Required task> Without the pictures, print the lines running from the beginning of the material to the line containing "iters = [0, 20, 40, 60, 80]", both ends included.

Provided material>
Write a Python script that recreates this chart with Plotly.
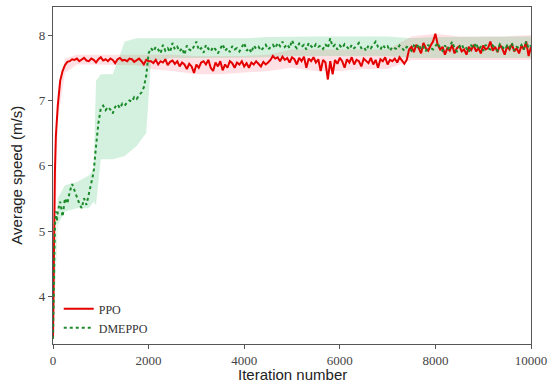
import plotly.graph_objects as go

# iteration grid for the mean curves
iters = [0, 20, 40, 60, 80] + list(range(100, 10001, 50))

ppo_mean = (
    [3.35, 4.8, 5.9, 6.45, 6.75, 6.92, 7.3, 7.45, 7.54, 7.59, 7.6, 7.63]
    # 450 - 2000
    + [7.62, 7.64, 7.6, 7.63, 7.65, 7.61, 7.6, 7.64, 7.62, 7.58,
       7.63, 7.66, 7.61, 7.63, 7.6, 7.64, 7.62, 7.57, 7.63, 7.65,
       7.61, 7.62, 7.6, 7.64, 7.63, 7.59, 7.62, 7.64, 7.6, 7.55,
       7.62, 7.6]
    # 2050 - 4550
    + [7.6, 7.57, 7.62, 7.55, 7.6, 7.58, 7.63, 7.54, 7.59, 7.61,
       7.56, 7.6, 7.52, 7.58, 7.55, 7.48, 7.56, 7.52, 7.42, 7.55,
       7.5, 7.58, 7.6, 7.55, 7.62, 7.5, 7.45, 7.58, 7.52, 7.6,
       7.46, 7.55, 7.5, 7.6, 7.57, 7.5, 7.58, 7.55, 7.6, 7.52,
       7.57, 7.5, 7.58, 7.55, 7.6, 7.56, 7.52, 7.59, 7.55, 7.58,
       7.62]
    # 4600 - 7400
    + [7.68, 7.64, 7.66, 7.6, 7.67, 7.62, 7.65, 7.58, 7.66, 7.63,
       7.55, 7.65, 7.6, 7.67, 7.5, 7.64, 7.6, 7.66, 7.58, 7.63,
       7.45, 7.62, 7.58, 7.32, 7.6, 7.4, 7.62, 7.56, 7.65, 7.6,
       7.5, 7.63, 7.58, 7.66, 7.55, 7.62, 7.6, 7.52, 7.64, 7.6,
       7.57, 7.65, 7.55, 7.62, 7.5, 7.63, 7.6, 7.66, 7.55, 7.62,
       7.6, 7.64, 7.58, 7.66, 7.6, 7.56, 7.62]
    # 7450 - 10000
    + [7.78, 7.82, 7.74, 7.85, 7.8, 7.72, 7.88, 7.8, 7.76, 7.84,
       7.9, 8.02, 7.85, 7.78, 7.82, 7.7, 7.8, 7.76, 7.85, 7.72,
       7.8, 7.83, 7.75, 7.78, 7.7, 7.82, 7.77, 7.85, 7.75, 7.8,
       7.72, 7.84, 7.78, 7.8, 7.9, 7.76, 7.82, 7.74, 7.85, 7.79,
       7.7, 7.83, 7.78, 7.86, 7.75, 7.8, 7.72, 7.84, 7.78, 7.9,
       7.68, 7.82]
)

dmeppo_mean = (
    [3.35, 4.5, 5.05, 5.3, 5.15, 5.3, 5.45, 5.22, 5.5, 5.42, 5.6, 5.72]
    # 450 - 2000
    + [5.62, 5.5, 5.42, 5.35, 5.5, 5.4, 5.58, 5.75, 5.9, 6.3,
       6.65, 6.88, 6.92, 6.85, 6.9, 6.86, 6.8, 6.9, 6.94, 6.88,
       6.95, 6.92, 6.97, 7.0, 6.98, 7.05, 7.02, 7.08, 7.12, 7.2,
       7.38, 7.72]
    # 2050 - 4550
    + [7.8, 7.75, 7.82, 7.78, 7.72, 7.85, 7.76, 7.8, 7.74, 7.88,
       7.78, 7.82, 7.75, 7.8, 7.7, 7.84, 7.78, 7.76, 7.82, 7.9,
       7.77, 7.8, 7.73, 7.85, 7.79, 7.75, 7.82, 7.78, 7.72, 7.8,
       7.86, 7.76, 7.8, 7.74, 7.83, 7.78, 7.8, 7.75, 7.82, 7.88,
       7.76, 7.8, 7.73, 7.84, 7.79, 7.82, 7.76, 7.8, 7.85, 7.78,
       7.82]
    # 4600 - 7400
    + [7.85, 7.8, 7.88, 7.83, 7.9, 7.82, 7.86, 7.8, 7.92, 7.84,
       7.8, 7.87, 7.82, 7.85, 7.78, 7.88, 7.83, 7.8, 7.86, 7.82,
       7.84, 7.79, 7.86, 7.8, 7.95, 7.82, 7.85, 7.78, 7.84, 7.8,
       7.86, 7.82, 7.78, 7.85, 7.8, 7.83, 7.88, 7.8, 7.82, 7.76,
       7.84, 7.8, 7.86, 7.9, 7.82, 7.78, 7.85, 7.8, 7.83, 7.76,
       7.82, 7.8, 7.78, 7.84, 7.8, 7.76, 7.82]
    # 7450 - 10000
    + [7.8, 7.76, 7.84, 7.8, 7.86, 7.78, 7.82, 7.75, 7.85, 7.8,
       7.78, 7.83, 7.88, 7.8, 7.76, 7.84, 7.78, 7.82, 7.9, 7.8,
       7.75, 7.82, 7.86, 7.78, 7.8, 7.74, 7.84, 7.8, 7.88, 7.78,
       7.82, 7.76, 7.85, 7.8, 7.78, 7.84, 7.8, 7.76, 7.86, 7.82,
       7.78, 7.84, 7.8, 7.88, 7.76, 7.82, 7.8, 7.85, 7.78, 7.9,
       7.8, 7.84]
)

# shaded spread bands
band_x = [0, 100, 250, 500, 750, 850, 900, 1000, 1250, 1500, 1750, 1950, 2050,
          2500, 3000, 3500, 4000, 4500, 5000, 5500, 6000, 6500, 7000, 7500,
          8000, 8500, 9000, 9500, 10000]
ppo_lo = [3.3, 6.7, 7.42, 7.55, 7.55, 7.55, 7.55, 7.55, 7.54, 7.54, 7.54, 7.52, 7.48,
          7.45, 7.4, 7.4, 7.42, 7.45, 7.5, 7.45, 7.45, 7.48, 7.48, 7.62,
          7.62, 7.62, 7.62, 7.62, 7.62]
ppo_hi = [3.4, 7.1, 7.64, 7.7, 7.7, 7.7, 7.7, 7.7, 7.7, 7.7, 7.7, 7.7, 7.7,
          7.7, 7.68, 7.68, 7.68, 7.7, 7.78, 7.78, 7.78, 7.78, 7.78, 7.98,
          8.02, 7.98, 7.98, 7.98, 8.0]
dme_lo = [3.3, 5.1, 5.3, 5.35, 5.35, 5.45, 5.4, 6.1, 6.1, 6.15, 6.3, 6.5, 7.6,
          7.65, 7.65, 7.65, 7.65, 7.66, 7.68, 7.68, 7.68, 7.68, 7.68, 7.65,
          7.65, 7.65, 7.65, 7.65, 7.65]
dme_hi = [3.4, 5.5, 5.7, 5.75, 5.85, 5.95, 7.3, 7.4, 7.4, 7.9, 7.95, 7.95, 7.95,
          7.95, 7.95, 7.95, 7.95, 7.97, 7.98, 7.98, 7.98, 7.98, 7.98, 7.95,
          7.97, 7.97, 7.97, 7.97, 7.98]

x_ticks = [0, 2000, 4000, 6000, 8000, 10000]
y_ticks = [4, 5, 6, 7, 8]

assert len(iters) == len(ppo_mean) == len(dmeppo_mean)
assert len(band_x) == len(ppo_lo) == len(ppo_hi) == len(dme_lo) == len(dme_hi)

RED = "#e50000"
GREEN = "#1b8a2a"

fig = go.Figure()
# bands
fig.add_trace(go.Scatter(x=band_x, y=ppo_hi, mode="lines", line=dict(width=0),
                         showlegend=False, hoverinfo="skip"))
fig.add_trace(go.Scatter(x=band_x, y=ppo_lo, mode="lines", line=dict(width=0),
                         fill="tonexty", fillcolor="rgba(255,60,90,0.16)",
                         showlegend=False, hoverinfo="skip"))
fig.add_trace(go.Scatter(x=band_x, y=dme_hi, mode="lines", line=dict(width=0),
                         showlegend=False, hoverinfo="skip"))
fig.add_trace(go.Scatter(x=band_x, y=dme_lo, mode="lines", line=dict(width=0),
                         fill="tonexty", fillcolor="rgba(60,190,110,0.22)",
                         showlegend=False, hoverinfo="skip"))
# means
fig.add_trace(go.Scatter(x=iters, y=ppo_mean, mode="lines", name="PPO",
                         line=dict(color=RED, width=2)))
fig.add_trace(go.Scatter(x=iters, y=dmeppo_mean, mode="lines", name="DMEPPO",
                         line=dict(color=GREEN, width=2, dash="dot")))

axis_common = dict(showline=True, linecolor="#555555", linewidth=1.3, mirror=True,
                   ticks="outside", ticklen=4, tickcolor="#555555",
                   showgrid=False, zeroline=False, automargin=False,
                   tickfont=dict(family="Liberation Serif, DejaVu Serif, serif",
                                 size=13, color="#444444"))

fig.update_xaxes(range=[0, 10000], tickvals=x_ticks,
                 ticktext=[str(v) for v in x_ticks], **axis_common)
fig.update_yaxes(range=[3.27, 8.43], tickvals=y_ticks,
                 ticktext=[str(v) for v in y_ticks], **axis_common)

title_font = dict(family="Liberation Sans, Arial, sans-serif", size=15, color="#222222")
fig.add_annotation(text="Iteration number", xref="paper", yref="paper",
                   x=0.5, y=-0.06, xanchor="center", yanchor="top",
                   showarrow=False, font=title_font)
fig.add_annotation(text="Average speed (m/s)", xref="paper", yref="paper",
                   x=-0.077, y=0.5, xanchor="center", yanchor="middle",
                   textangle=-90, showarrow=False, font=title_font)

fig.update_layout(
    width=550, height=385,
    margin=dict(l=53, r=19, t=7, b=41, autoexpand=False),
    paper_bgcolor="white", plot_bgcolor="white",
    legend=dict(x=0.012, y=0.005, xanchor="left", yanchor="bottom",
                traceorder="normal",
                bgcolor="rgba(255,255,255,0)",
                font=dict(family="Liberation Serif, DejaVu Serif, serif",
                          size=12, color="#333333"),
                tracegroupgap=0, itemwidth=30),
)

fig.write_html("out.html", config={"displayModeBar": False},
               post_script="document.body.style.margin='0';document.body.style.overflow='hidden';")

Complete answer>
Write a Python script that recreates this chart with Plotly.
import plotly.graph_objects as go

# iteration grid for the mean curves
iters = [0, 20, 40, 60, 80] + list(range(100, 10001, 50))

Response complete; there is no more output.